Om werkelijk betrouwbare claims te garanderen kunnen bedrijven hun claims niet langer op onbetrouwbare maatstaven baseren, maar zullen ze proactief ruwe ESG-data moeten verzamelen van hun portefeuillebedrijven of leveranciers en deze data voortdurend moeten blijven monitoren. Het aanvragen en ontvangen van deze informatie vergt een hoop tijd en energie. Het kan daarom nodig zijn om extra te investeren in kennis op het gebied van duurzaamheid of in externe hulp om het balletje aan het rollen te krijgen. Maar zodra je pijplijn van data is ingericht, kun je er zeker van zijn dat al je claims op betrouwbare informatie zijn gebaseerd.

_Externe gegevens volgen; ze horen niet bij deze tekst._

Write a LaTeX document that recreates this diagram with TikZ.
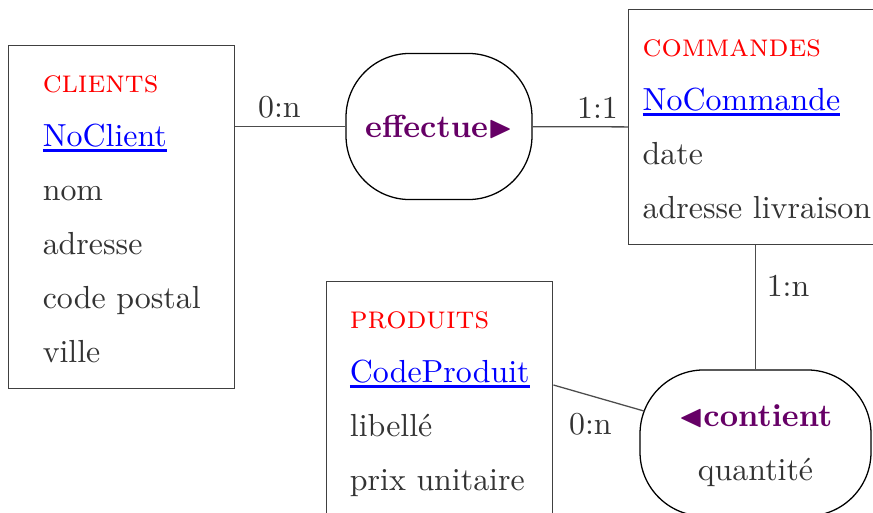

Communicatie komt op een goede tweede plaats
Het tweede aspect heeft betrekking op de communicatie zelf. Daar komt minder harde wetenschap aan te pas dan bij het meten van data. Bepaalde praktijken kunnen organisaties echter helpen met de ontwikkeling van een greenwashing-bestendige communicatiestrategie.

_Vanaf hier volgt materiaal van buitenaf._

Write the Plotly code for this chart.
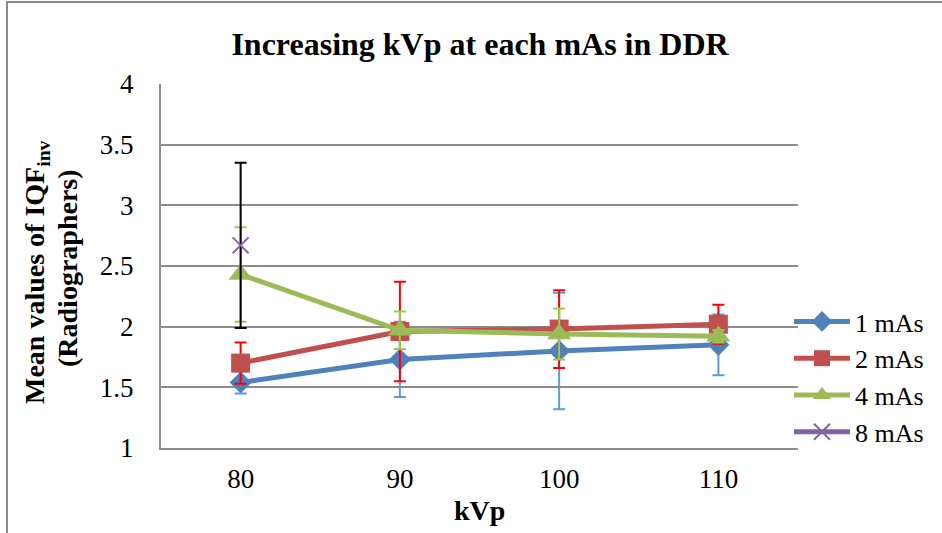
import plotly.graph_objects as go

kvp = [80, 90, 100, 110]
mas1 = [1.54, 1.73, 1.80, 1.85]
mas1_err = [0.09, 0.31, 0.48, 0.25]
mas2 = [1.70, 1.96, 1.98, 2.02]
mas2_err = [0.17, 0.41, 0.32, 0.16]
mas4 = [2.43, 1.97, 1.94, 1.92]
mas4_err = [0.39, 0.155, 0.21, 0.05]
kvp8 = [80]
mas8 = [2.67]
mas8_err = [0.68]
x_ticks = [80, 90, 100, 110]
y_ticks = [1, 1.5, 2, 2.5, 3, 3.5, 4]

FONT = "Liberation Serif, Times New Roman, serif"

L, R, T, B = 161, 144, 84, 85
PW, PH = 942 - L - R, 533 - T - B


def px(xp):
    return (xp - L) / PW


def py(yp):
    return (533 - B - yp) / PH


fig = go.Figure()


def add(x, y, err, name, color, ecolor, symbol, size, mline=None):
    marker = dict(symbol=symbol, size=size, color=color)
    if mline:
        marker["line"] = dict(color=color, width=mline)
    fig.add_trace(go.Scatter(
        x=x, y=y, name=name, mode="lines+markers",
        line=dict(color=color, width=5),
        marker=marker,
        error_y=dict(type="data", array=err, visible=True, color=ecolor,
                     thickness=2, width=6),
    ))


add(kvp, mas1, mas1_err, "1 mAs", "#4F81BD", "#5B9BD5", "diamond", 17)
add(kvp, mas2, mas2_err, "2 mAs", "#C0504D", "#FF0000", "square", 19)
add(kvp, mas4, mas4_err, "4 mAs", "#9BBB59", "#92D050", "triangle-up", 21)
add(kvp8, mas8, mas8_err, "8 mAs", "#8064A2", "#000000", "x-thin", 16, mline=2)

fig.update_layout(
    width=942, height=533,
    margin=dict(l=L, r=R, t=T, b=B, autoexpand=False),
    paper_bgcolor="white", plot_bgcolor="white",
    font=dict(family=FONT, size=27, color="black"),
    showlegend=True,
    legend=dict(x=px(789), y=py(298), xanchor="left", yanchor="top",
                font=dict(family=FONT, size=26, color="black"),
                bgcolor="rgba(0,0,0,0)", tracegroupgap=0, itemwidth=56),
    title=dict(text="<b>Increasing kVp at each mAs in DDR</b>",
               x=480 / 942, xref="container", xanchor="center",
               y=1 - 44 / 533, yref="container", yanchor="middle",
               font=dict(family=FONT, size=32, color="black")),
    xaxis=dict(range=[75, 115], tickmode="array", tickvals=x_ticks,
               showgrid=False, zeroline=False, showline=True,
               linecolor="#8C8C8C", linewidth=2, ticks="",
               ticklabelstandoff=6,
               tickfont=dict(family=FONT, size=27, color="black")),
    yaxis=dict(range=[1, 4], tickmode="array", tickvals=y_ticks,
               ticktext=["1", "1.5", "2", "2.5", "3", "3.5", "4"],
               showgrid=True, gridcolor="#8C8C8C", gridwidth=2,
               zeroline=False, showline=True, linecolor="#8C8C8C",
               linewidth=2, ticks="", ticklabelstandoff=20,
               tickfont=dict(family=FONT, size=27, color="black")),
    annotations=[
        dict(text="<b>kVp</b>", x=px(479), y=py(510), xref="paper", yref="paper",
             xanchor="center", yanchor="middle",
             showarrow=False, font=dict(family=FONT, size=28)),
        dict(text="<b>Mean values of IQF<sub>inv</sub></b>", x=px(36), y=py(272),
             xref="paper", yref="paper", xanchor="center", yanchor="middle",
             showarrow=False, textangle=-90,
             font=dict(family=FONT, size=28)),
        dict(text="<b>(Radiographers)</b>", x=px(67), y=py(268),
             xref="paper", yref="paper", xanchor="center", yanchor="middle",
             showarrow=False, textangle=-90,
             font=dict(family=FONT, size=28)),
    ],
)

fig.add_shape(type="rect", xref="paper", yref="paper",
              x0=px(7), x1=px(960), y0=py(560), y1=py(2),
              line=dict(color="#8C8C8C", width=2), fillcolor="rgba(0,0,0,0)",
              layer="below")

fig.write_html("out.html")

Het belangrijkste aandachtspunt met betrekking tot de communicatiestrategie, is dat de data waarover bedrijven beschikken hun duurzaamheidscommunicatie zou moeten bepalen. Dat houdt in dat je nooit beweringen mag doen als je die niet integraal kunt onderbouwen met harde data. Zo is het onmogelijk om de juistheid van claims als ‘100% duurzaam’ volledig aan te tonen, terwijl ‘milieuvriendelijk’ te vaag is. Bedrijven kunnen beter praten over ‘duurzaamheid’ of het ‘reduceren’ of ‘minimaliseren’ van hun CO2-uitstoot. Daarmee verwijzen ze naar hun doelstellingen, beleid of strategie en die vallen te koppelen aan concrete initiatieven. Daarnaast kan vage of selectieve communicatie net zo misleidend zijn als een glasharde leugen. Vermijd dus complex jargon, en waak ervoor om uitsluitend kleine succesjes op het gebied van duurzaamheid naar voren te schuiven, terwijl verbeteringen van je kernprocessen uitblijven.
Het is van cruciaal belang om rekening te houden met de mogelijkheid dat er, al dan niet opzettelijk, greenwashing plaats kan vinden. In plaats van met de beschuldigende vinger naar elkaar te wijzen moeten we van onze fouten leren. We moeten het streven naar verbeterde duurzaamheidsprestaties omarmen en zonder angst over onze inspanningen communiceren. Als organisaties proactief duurzaamheidsgegevens uit de eerste hand verzamelen en die beschikbaar stellen om hun claims te onderbouwen, kunnen we ons een duidelijk beeld vormen van hun sterke en zwakke punten. Als bedrijven stoppen met het verbergen van hun fouten, kunnen duurzaamheidsclaims hen een opstapje bieden naar duurzamere bedrijfsprocessen. Het rechtstreeks betrekken van duurzaamheidsgegevens via leveranciers voorkomt niet alleen forse boetes van de EU, maar helpt bedrijven ook op weg naar de realisatie van een duurzaam businessmodel.